From the first line of the data below through the line holding "Chart.register(...registerables);", output each line exactly and leave the pictures out.
[start of Given information]
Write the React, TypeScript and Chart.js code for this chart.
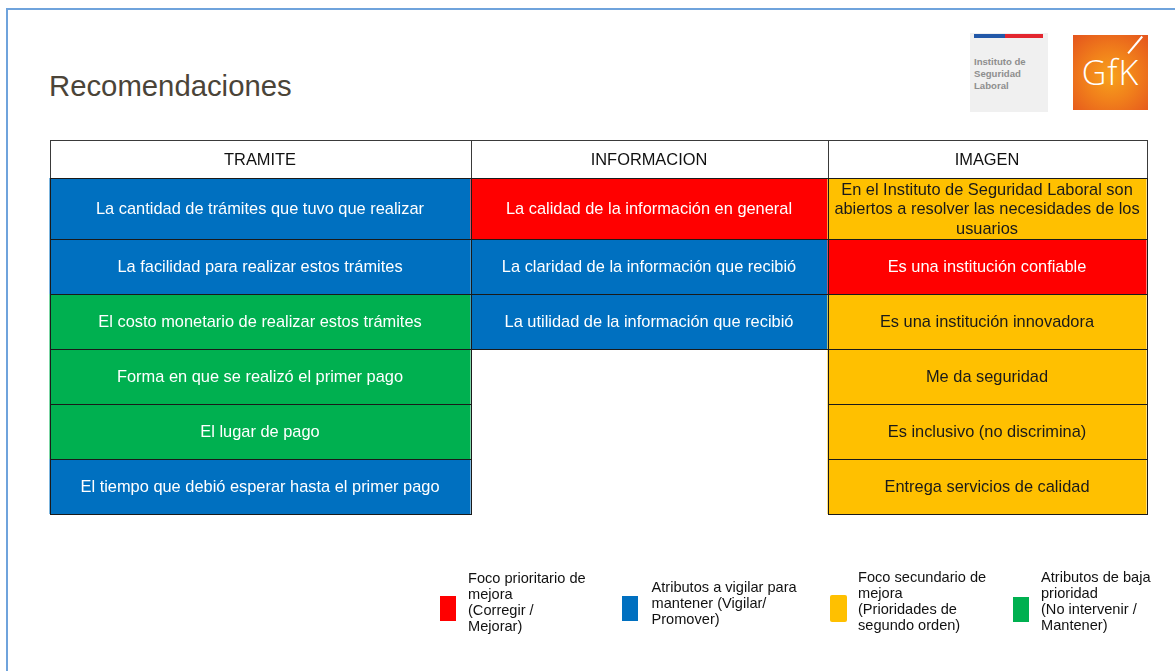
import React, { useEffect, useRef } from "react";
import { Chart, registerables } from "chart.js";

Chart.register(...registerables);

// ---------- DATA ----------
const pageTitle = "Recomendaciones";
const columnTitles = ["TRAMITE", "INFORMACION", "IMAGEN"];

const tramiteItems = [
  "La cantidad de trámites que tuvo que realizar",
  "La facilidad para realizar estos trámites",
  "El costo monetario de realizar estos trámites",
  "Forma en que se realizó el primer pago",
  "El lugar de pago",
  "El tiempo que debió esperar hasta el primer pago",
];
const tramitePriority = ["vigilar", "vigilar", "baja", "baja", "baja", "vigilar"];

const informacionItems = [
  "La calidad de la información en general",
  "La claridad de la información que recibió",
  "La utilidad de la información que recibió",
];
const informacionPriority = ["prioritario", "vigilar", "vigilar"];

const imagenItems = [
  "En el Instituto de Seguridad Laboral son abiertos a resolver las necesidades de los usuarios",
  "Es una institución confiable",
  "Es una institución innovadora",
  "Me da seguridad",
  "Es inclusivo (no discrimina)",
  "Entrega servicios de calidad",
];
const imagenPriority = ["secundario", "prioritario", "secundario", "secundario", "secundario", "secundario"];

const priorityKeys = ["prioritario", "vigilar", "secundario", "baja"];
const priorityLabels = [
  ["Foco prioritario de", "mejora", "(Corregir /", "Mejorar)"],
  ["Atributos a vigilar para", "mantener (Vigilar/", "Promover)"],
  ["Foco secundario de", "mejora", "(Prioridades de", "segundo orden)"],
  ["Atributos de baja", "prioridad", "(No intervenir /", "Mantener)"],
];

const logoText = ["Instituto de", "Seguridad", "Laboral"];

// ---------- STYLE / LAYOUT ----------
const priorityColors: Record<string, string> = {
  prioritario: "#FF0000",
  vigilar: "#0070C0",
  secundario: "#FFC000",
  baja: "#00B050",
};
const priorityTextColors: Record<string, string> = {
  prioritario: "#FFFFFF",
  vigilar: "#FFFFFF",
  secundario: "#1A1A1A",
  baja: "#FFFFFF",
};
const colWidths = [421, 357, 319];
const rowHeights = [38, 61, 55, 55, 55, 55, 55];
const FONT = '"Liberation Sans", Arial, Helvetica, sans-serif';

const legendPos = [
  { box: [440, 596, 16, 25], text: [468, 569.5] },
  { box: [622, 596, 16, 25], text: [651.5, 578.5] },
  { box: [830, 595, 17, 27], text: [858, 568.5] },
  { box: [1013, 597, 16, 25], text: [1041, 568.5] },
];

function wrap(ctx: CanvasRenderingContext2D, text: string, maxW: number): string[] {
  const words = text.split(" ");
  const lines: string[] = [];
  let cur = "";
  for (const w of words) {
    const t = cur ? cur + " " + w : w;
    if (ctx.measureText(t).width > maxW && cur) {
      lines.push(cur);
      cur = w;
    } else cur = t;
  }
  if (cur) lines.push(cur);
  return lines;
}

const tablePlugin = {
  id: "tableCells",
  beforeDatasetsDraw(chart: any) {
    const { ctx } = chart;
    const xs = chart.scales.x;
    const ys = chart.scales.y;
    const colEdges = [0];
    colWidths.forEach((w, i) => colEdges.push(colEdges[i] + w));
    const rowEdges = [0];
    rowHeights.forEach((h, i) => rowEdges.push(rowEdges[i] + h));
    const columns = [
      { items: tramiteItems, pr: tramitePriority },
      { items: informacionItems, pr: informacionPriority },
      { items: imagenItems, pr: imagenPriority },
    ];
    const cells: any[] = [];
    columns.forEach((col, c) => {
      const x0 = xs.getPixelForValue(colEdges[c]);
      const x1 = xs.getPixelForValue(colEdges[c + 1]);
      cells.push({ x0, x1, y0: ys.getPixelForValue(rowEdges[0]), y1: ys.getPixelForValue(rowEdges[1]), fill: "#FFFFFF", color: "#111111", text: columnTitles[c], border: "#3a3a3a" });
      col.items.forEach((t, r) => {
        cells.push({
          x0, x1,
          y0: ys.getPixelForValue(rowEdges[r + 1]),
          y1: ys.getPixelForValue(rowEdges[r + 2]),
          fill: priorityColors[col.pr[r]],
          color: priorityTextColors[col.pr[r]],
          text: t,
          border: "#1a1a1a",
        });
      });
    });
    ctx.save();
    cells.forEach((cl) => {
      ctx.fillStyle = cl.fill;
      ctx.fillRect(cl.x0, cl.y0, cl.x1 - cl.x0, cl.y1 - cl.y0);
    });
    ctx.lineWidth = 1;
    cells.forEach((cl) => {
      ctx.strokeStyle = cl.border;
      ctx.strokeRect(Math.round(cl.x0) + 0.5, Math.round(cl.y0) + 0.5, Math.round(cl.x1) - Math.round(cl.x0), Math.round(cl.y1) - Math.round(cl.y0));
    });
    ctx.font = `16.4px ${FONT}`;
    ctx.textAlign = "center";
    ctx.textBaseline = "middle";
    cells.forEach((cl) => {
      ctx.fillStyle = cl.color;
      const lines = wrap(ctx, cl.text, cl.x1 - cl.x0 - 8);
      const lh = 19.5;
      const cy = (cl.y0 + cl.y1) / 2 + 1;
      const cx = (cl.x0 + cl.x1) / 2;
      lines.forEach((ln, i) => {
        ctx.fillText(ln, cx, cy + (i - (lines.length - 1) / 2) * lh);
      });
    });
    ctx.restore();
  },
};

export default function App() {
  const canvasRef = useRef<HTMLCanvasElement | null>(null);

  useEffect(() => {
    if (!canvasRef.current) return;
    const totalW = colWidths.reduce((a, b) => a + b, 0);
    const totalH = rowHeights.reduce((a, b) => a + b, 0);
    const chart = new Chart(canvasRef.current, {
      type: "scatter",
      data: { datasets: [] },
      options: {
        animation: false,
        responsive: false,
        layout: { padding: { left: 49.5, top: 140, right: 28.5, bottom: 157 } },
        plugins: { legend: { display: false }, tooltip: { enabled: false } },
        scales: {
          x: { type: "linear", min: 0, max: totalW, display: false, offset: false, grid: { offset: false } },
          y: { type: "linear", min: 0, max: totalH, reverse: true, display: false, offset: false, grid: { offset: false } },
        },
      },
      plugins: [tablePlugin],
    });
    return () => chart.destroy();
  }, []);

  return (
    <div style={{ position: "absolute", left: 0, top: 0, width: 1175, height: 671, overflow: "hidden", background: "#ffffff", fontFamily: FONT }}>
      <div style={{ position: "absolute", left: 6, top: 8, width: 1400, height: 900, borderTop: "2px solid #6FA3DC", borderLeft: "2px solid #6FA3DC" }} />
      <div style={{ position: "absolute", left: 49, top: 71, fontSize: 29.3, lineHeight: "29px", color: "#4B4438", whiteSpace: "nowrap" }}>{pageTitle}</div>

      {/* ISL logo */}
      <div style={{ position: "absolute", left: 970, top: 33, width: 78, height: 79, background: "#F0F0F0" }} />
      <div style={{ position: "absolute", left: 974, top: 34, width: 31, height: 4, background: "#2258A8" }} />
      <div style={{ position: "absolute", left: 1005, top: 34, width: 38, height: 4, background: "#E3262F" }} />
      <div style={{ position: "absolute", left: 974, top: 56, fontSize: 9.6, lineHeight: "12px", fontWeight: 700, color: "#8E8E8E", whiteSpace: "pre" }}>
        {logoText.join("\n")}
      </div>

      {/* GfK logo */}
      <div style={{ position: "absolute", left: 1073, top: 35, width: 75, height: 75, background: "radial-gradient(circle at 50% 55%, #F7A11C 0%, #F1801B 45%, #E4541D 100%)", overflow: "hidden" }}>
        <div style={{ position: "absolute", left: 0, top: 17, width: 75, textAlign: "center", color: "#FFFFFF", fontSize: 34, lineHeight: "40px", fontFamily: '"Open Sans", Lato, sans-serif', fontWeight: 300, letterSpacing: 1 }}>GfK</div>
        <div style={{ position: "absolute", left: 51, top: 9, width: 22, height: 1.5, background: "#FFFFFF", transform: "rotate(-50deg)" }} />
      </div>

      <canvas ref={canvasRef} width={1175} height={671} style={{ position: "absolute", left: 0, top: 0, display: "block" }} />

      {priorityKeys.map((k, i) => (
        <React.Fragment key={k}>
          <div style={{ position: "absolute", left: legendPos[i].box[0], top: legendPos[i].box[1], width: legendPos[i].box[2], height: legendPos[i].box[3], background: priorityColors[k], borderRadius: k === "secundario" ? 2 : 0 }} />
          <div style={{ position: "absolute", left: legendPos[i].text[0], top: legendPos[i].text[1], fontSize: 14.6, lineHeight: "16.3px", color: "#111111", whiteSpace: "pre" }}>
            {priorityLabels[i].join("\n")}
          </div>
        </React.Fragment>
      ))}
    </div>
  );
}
[end of Given information]
■ **Response for this exercise**:
Write the React, TypeScript and Chart.js code for this chart.
import React, { useEffect, useRef } from "react";
import { Chart, registerables } from "chart.js";

Chart.register(...registerables);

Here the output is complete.